I think a few people were concerned that maybe my views leaned towards condemning abortion or adoption, while in fact that is not really where my head was in writing the post.
You see, when you are writing a very emotional and personal post like this one, you put yourself in a different place. For me, that place for me to write that story was remembering where I was, WHO I was, and the struggle I felt about what I should do. I wrote a lot of that piece in tears, thinking about some of the things that I really struggled with. Life at that time wasn't simple. I was a honor student, not a party girl. And even if I was, there shouldn't be judgment about a woman's choice.

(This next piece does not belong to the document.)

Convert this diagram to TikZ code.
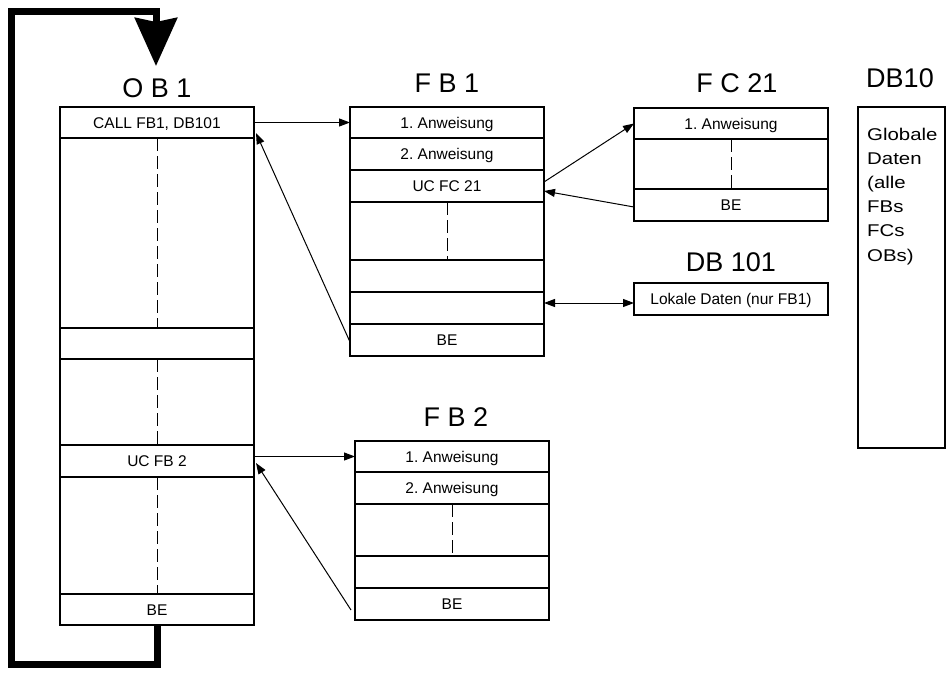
\documentclass[tikz,border=0pt]{standalone}
\usepackage{fontspec}
\setmainfont{Liberation Sans}
\newfontfamily\widefont[FakeStretch=1.2]{Liberation Sans}
\usetikzlibrary{arrows.meta,calc}
\frenchspacing
\begin{document}
\begin{tikzpicture}[x=1pt,y=-1pt,
  row/.style={draw, line width=1.2pt, inner sep=0pt, outer sep=0pt, minimum width=194pt, anchor=north west,
    font=\fontsize{15.5}{18}\selectfont, text height=11.1pt, text depth=0pt},
  ttl/.style={inner sep=0pt, font=\fontsize{27}{32}\selectfont},
  dashln/.style={line width=1pt, dash pattern=on 13pt off 5pt},
  arr/.style={line width=1pt, -{Triangle[length=11pt,width=8pt]}},
  dbl/.style={line width=1pt, {Triangle[length=11pt,width=8pt]}-{Triangle[length=11pt,width=8pt]}},
  loopln/.style={line width=7pt, -{Stealth[length=48pt,width=42pt,inset=4pt]}}]
\useasboundingbox (0,0) rectangle (949,672);

% OB1
\node[ttl] (ob1t) at (157,88) {O B 1};
\node[row, minimum height=31pt] (ob1call) at (60,107) {CALL FB1, DB101};
\node[row, minimum height=190pt] (ob1r2) at (60,138) {};
\node[row, minimum height=31pt] (ob1r3) at (60,328) {};
\node[row, minimum height=86pt] (ob1r4) at (60,359) {};
\node[row, minimum height=32pt] (ob1uc) at (60,445) {UC FB 2};
\node[row, minimum height=117pt] (ob1r6) at (60,477) {};
\node[row, minimum height=31pt] (ob1be) at (60,594) {BE};

% FB1
\node[ttl] (fb1t) at (447,83) {F B 1};
\node[row, minimum height=31pt] (fb1a) at (350,107) {1. Anweisung};
\node[row, minimum height=32pt] (fb1b) at (350,138) {2. Anweisung};
\node[row, minimum height=32pt] (fb1uc) at (350,170) {UC FC 21};
\node[row, minimum height=58pt] (fb1r4) at (350,202) {};
\node[row, minimum height=32pt] (fb1r5) at (350,260) {};
\node[row, minimum height=32pt] (fb1r6) at (350,292) {};
\node[row, minimum height=32pt] (fb1be) at (350,324) {BE};

% FC21
\node[ttl] (fc21t) at (737,83) {F C 21};
\node[row, minimum height=31pt] (fc21a) at (634,108) {1. Anweisung};
\node[row, minimum height=50pt] (fc21r2) at (634,139) {};
\node[row, minimum height=32pt] (fc21be) at (634,189) {BE};

% DB101
\node[ttl] (db101t) at (731,262) {DB 101};
\node[row, minimum height=32pt] (db101) at (634,283) {Lokale Daten (nur FB1)};

% DB10
\node[ttl] (db10t) at (900,78) {DB10};
\node[draw, line width=1.2pt, inner sep=0pt, outer sep=0pt, minimum width=87pt, minimum height=341pt, anchor=north west] (db10) at (858,107) {};
\node[anchor=north west, inner sep=0pt, align=left, font=\widefont\fontsize{17}{24.2}\selectfont] (db10txt) at (867,127.6) {Globale\\Daten\\(alle\\FBs\\FCs\\OBs)};

% FB2
\node[ttl] (fb2t) at (456,417) {F B 2};
\node[row, minimum height=31pt] (fb2a) at (355,441) {1. Anweisung};
\node[row, minimum height=32pt] (fb2b) at (355,472) {2. Anweisung};
\node[row, minimum height=52pt] (fb2r3) at (355,504) {};
\node[row, minimum height=32pt] (fb2r4) at (355,556) {};
\node[row, minimum height=32pt] (fb2be) at (355,588) {BE};

% dashed continuations
\foreach \n in {ob1r2,ob1r4,ob1r6,fb1r4,fc21r2,fb2r3}
  \draw[dashln] (\n.north) -- (\n.south);

% calls and returns
\draw[arr] (ob1call.east) -- (fb1a.west);
\draw[arr] ([yshift=-2pt]fb1be.west) -- ([shift={(2pt,5pt)}]ob1call.south east);
\draw[arr] ([yshift=4pt]fb1uc.east) -- (fc21a.west);
\draw[arr] ([yshift=-2pt]fc21be.west) -- ([yshift=-5pt]fb1uc.east);
\coordinate (dbla) at ([yshift=5pt]fb1r6.east);
\draw[dbl] (dbla) -- (dbla -| db101.west);
\draw[arr] (fb2a.west -| ob1uc.east) -- (fb2a.west);
\draw[arr] ([shift={(-4pt,-6pt)}]fb2be.west) -- ([shift={(2pt,-2pt)}]ob1uc.east);

% cycle loop
\coordinate (looptip) at (156,66);
\draw[loopln] (ob1be.south) -- ++(0,39) -| (11,11) -| (looptip);
\end{tikzpicture}
\end{document}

I love reading how some of you made it work with the fathers of your child, I love how some of you men stood up for your child and became real men and loving fathers. YOU have a great story to tell, and I hope that your children are listening to those stories.
My youngest, my daughter is almost 16 and I think all the time about who she is, what choices she will make. She and I talk all the time about pregnancy, about choices, about knowing that even when she is scared of how we will react that she always knows that her parents will always be there for her. Reading the stories of how so many of you have, like myself, raised wonderful and loving children, I know that no matter what anyone else in the world thinks we put ourselves last and our children first. We taught them lessons that we learned from our own tears.
Thank all of you for sharing your stories. I would love to read more! I am so proud of all of you who have spoken up about your painful moments and you are taking a stand against bullying.
No, not everyone will agree with my personal choice to keep my baby. Not everyone will believe that I fully believe in adoption, in spite of the fact that I adopted two myself. And like someone else said, I am not a fan of abortion, but that's just my personal view based on the choices I made in my life. But I feel like everyone has to come to their own happily ever after based on what they can live with.
So once again, Thank you all for sharing your stories. Your comments have inspired me.